2. Printer turning the lever or cross of the press to print the sheet of paper placed on top of the engraved plate and covered with blankets, by driving the whole assembly between the rollers.
3. Printer’s table holding a paper-board on which are put the pulls [printed sheets] as they are printed. The white [unprinted] sheets of paper are placed on a similar paper-board on the head of the press.
Lower part of plate
4. A larger view of the printer’s bench. E the ink-block resting at a slope on a wooden support; the swab ( tampon ) is visible which is used to work the ink into the engraved lines of the plate; the ink-block is on the workman’s right. G is the grill under which is the chafing-dish holding a gentle fire. T is the plate-wiping board [really the lid of a box]; this board is the lid of the box that holds the stone and pestle for preparing [2] the ink. The board is to the workman’s left.

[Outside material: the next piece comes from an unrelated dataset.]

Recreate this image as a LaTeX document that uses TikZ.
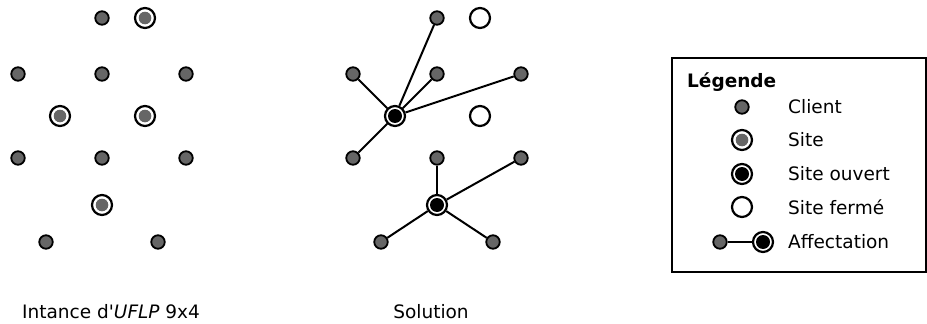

5. The box described above shown open to show the stone and pestle it contains.
6. Chafing-dish which goes under the grill.
7. The grill seen in perspective from the workman’s viewpoint.
Plate II: Rolling Press Printing, Development of the Press
Fig. 5 Elevation of the [rolling] press seen from one end complete with the cross by which the upper roller is turned.
6. Profile view of a [rolling] press of the new design. The cheeks are wider than in the old type and, instead of the braced I K of fig.1 [previous plate] two columns g h are added which, with the columns G H of the old design, support the arms of the press O F. The bottom of the cheek C D ends in two tenons that fit into two mortises in the base A B; the crosspiece O P and the head H H of fig. 5 are fixed to each cheek by two screws L L and D [fig. 6].
7. Upper roller; one of its bearings ends in a square that fits into the cross [fig. 10].
8. Lower roller whose diameter is greater than that of the upper roller.
9. Elevation of the components which receive the bearings of the rollers, the packing pieces and the wedges that force them against the bottom of the openings in the cheeks.
10. The cross in plan. The centre is strengthened on each side by a square plate. The one wooden arm crosses over the other to make the assembly as strong as possible.
Translator's Notes
1. There is no chest or box in the upper picture of the plate other than the box (?) on which the workman is resting the plate. I assume this means that the table de bois qui recouvre le coffre is simply the lid of the box — though it is not ‘to the left of the workman’. Fig. 5 of the lower part of the plate shows the box or chest open, and the closed box marked T on the bench is presumably that referred to in the legend to Fig. b of the upper picture. The grill and the ink-block are clearly seen to the right of the closed box on the bench.
2. broyer This verb implies grinding but what is done is to ‘grind’ the smoke-black into the ‘varnish’ made from burnt oil to prepare the ink not a process of dry grinding of the powder.